La desintegración monetaria de América Latina es superable o, en el peor de los casos, inocua. Eso sostienen los voluntaristas de la causa nuestramericana. En realidad, es tan trascendente en sí misma como reveladora de un fenómeno subyacente: en la región, las dinámicas centrífugas superan a las centrípetas. La integración rema contra la corriente porque, a diferencia de Europa, no existen polos gravitatorios internos (Brasil y México son más livianos y menos conectados que Alemania y Francia) ni fuerzas externas que galvanicen el frente interno (como el Plan Marshall o la amenaza soviética).

Además está la geografía. Los mapas mienten, porque transferir una superficie esférica a un plano requiere distorsionar formas o tamaños. Pero en un globo terráqueo puede observarse que Europa es minúscula al lado de América Latina, y está menos desparramada. Dos datos ilustran la idea. Primero, la frontera más extensa de Francia, que es el país más extenso de Europa, no linda con Italia, España o Alemania… sino con Brasil, en Guyana. Segundo, un pernambucano vive más cerca de Dakar, en Senegal, que de sus compatriotas de Acre, el estado brasileño que bordea a Bolivia y Perú. A las enormes distancias se agrega que los habitantes sudamericanos viven cerca de las costas y, por ende, de cara al mundo y de espaldas a sus vecinos.

En este contexto, los 16 millones de habitantes del pequeño Ecuador saben que el voto puede definir su futuro pero tendrá consecuencias menos relevantes para el resto de América Latina.
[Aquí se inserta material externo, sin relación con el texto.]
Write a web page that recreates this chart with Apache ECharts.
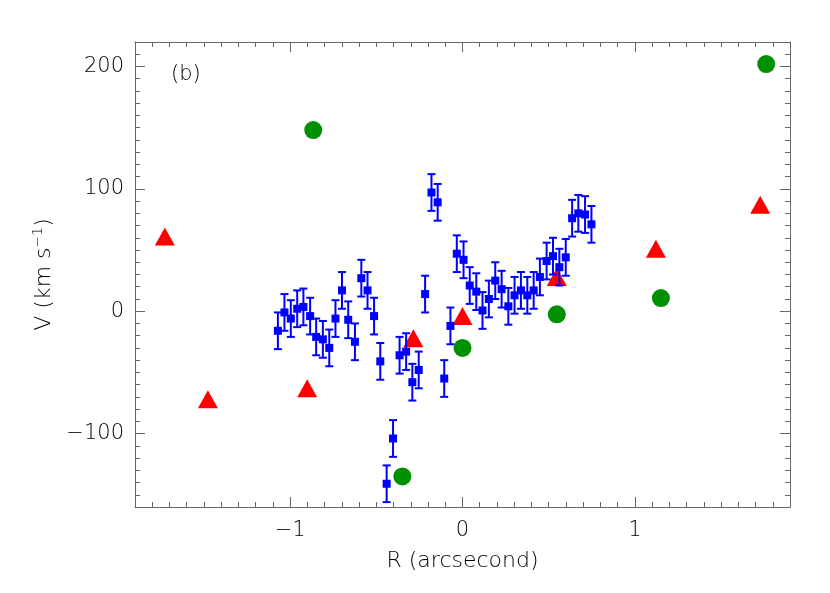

Aunque gane Lenin Moreno, el candidato de Correa y la Revolución Ciudadana, su influencia regional será limitada por el poco peso del país, su difícil situación económica y la brecha de carisma. Porque, además de una bonanza extraordinaria, Chávez, Morales y Correa gozaron – como Lula, Mujica y Cristina – de personalidades excepcionales que inspiraron a sus militantes y desmoralizaron a los opositores. Los petrodólares y el carisma, quisieron los dioses o el azar, se agotaron casi al mismo tiempo.

Izquierda, paredón y después

La integración europea fue producto de tecnócratas y políticos moderados, que decidieron construir «solidaridades fácticas» entre los europeos escamoteando los debates ideológicos que los dividían. El objetivo era compartir la soberanía estatal para combatir al nacionalismo, que los había llevado a dos guerras. En América Latina, la CEPAL partía de los mismos principios: construir escala a partir de medidas técnicas y reducir el peso de ideologías y nacionalismos. El discurso bolivariano revirtió ambos principios: la ideología se pone por encima de lo técnico y el objetivo de la integración es reforzar la soberanía nacional, no compartirla. Sobre gustos no hay disputa, pero la integración definida de esa manera se contradice a sí misma. O hacemos una vaquita regional con la soberanía o la retenemos en manos de cada estado. Las dos cosas no se puede. Y es difícil encontrar un líder más celosamente nacionalista que Correa, cuya mayor frustración fue la incapacidad de desdolarizar la economía ecuatoriana y recuperar una moneda propia.

El ALBA nunca fue una organización regional sino un paraguas para múltiples acuerdos bilaterales entre Venezuela y sus clientes petroleros. Ecuador constituye un miembro autónomo porque no tiene dependencia petrolera de Caracas. En la Comunidad Andina se mantuvo al margen de los tratados negociados con Estados Unidos y la Unión Europea… al principio. Al final, firmó acuerdos de distinto tipo con ambas potencias.

La UNASUR, cuya sede está en Ecuador, fue un invento brasileño para excluir a México y redefinir a América del Sur como su zona de influencia. Secuestrada por Chávez primero y por Correa después, hoy languidece ante la retracción brasileña del mundo. Off the record, es difícil encontrar un político o diplomático brasileño que no se refiera con desprecio al mausoleo unasuriano construido en la Ciudad Mitad del Mundo. La mayoría rechaza siquiera visitarlo. Correa edificó un significante vacío.

La CELAC fue, además de una reaproximación entre Brasil y México, un artilugio europeo. La UE la reconoce como contraparte del diálogo político transatlántico. Es una proeza latinoamericana que una organización con plata registre y subsidie a un foro carente de personería jurídica, sede y presupuesto.

En síntesis, los precios de los recursos naturales favorecieron el reinado de la izquierda que, durante más de una década, gastó los dólares en casa y alimentó con palabras el sueño de la unidad. Con bajos precios la izquierda cayó, y con ella la palabra. Pero los hechos quedan: América Latina sigue siendo un mosaico de países que se llevan bien, a veces cooperan entre sí, raramente se enfrentan y no aceptan compartir soberanía.

Parafraseando al tango, los líderes latinoamericanos pueden cantarle a la integración que quizás nunca los verá como los viera, recostados en la retórica y esperándola. Salvo que, por ironías de la historia, ahora le convenga a la derecha renovada enarbolar la bandera de la Patria Grande.